Be Careful What You Wish For …
A few days ago, I met a colleague after 14 years and we began to talk about our lives and career paths. I choose to become an independent consultant, while my colleague took on a number of challenging roles in the corporate world. However in-between corporate roles, my colleague mentioned the need for mini breaks or sabbaticals. Even as an independent consultant, I also had the need to take some time out to reboot and contemplate life. It is a great time to consider your life and career goals as well as make some life changing decisions.
During a recent sabbatical, my colleague decided on some crucial career requirements that would form the basis of deciding on a future corporate role. After a few months, my colleague was presented with an opportunity which aligned completely to the career requirement and so began an exciting corporate role. It really got me thinking about how we can to some extent have an influence on our destiny.
Over the years, I have met many people who were unhappy with their job, career, boss, employer, etc., and when asked what would make them feel better or happier, many people could not really answer the question with any certainty. How can one expect changes, if you have not defined what that change will look like. I have realised that many people are so caught up or consumed by the pressures of daily life that they make little time to reflect on their own lives. In some cases people are almost scared to think about their wishes, desires and dreams.
I also recall a time when life was all consuming and my own desires were pushed aside while dealing with the pressures of my career. It was only when I decided to pursue a career as an independent consultant, did I realise that I needed to define what I truly wanted to achieve. Without a clear definition, I tended to react to consulting opportunities and sometimes asking myself why am I doing work without truly adding value to my client. Once I began the journey of defining what I wanted to achieve, what consulting work I found rewarding and how I wanted engage with clients, I started to enjoy the work I engaged in.

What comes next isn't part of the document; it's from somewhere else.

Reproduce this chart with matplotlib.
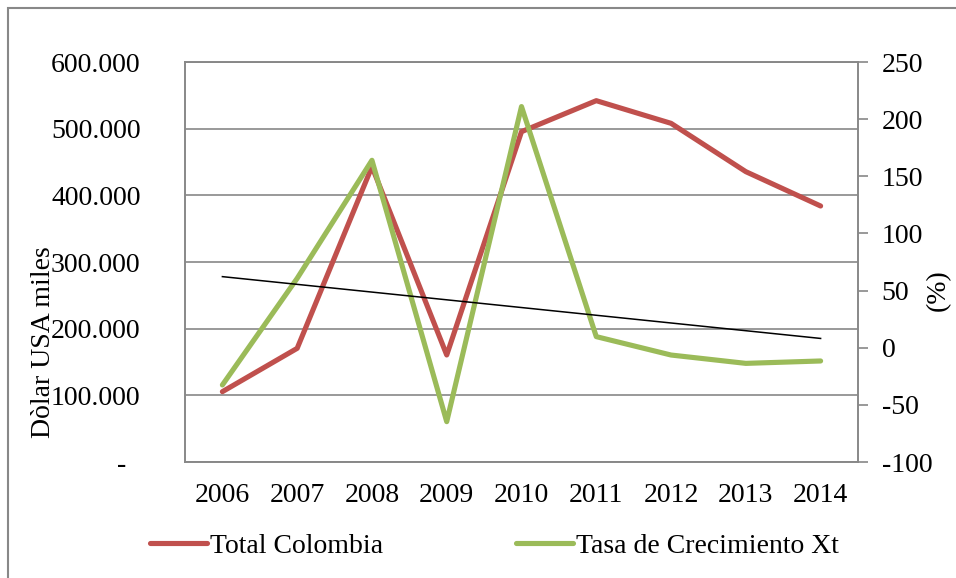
import numpy as np
import matplotlib
matplotlib.use("Agg")
import matplotlib.pyplot as plt
from matplotlib.patches import Rectangle
from matplotlib.ticker import FuncFormatter

years = ["2006", "2007", "2008", "2009", "2010", "2011", "2012", "2013", "2014"]
total_colombia = [105500, 170500, 443000, 160500, 495500, 542000, 508000, 435500, 384000]
tasa_crecimiento = [-32.6, 60.7, 164.0, -64.7, 211.0, 9.7, -6.4, -13.7, -11.6]

RED = "#C0504D"
GREEN = "#9BBB59"
GRAY = "#888888"
FS = 20

plt.rcParams["font.family"] = ["Liberation Serif", "DejaVu Serif"]
plt.rcParams["axes.unicode_minus"] = False

W, H = 956, 578
fig = plt.figure(figsize=(W / 100, H / 100), dpi=100)
ax = fig.add_axes([185 / W, (H - 462) / H, (858 - 185) / W, 400 / H])
ax2 = ax.twinx()

x = np.arange(len(years))
ax.plot(x, total_colombia, color=RED, lw=3.7, solid_capstyle="round", label="Total Colombia", zorder=3)
ax2.plot(x, tasa_crecimiento, color=GREEN, lw=3.7, solid_capstyle="round", label="Tasa de Crecimiento Xt", zorder=3)
coef = np.polyfit(x, tasa_crecimiento, 1)
ax2.plot(x, np.polyval(coef, x), color="black", lw=1.1, zorder=4)

ax.set_xlim(-0.5, len(years) - 0.5)
ax.set_ylim(0, 600000)
ax.set_yticks(np.arange(0, 600001, 100000))
ax.yaxis.set_major_formatter(FuncFormatter(
    lambda v, p: "-  " if v == 0 else f"{int(v):,}".replace(",", ".")))
ax2.set_ylim(-100, 250)
ax2.set_yticks(np.arange(-100, 251, 50))

ax.set_xticks(x)
ax.set_xticklabels(years)
ax.grid(axis="y", color=GRAY, lw=1.2)
ax.set_axisbelow(True)

for a in (ax, ax2):
    for s in a.spines.values():
        s.set_color(GRAY)
        s.set_linewidth(1.2)

ax.tick_params(axis="y", length=0, pad=32, labelsize=FS)
ax.tick_params(axis="x", length=0, pad=15, labelsize=FS)
ax2.tick_params(axis="y", length=7, width=1.2, color=GRAY, pad=10, labelsize=FS)

ax.set_ylabel("Dòlar USA miles", fontsize=FS)
ax.yaxis.set_label_coords((56 - 185) / 673, (462 - 342) / 400)
ax2.set_ylabel("(%)", fontsize=FS)
ax2.yaxis.set_label_coords((926 - 185) / 673, (462 - 290) / 400)

h1, l1 = ax.get_legend_handles_labels()
h2, l2 = ax2.get_legend_handles_labels()
fig.legend(h1 + h2, l1 + l2, loc="center left", bbox_to_anchor=(150 / W, (H - 546) / H),
           ncol=2, frameon=False, fontsize=FS, handlelength=2.05, handletextpad=0.1,
           columnspacing=4.8, borderpad=0, borderaxespad=0)

fig.add_artist(Rectangle((8 / W, -0.1), 1.1, (H - 8) / H + 0.1, transform=fig.transFigure,
                         fill=False, edgecolor=GRAY, lw=1.5))

fig.savefig("out.png", dpi=100)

I believe the discontent many people feel can be attributed to them not doing what they are truly supposed to do. This unhappiness translates into low productivity, low quality output and lower level of service which ultimately leads to internal conflict. If you find yourself in such a situation consider changing what you do, not based on monetary rewards but based on what is more fulfilling. Begin to define what you want and don’t be too surprised when you get it.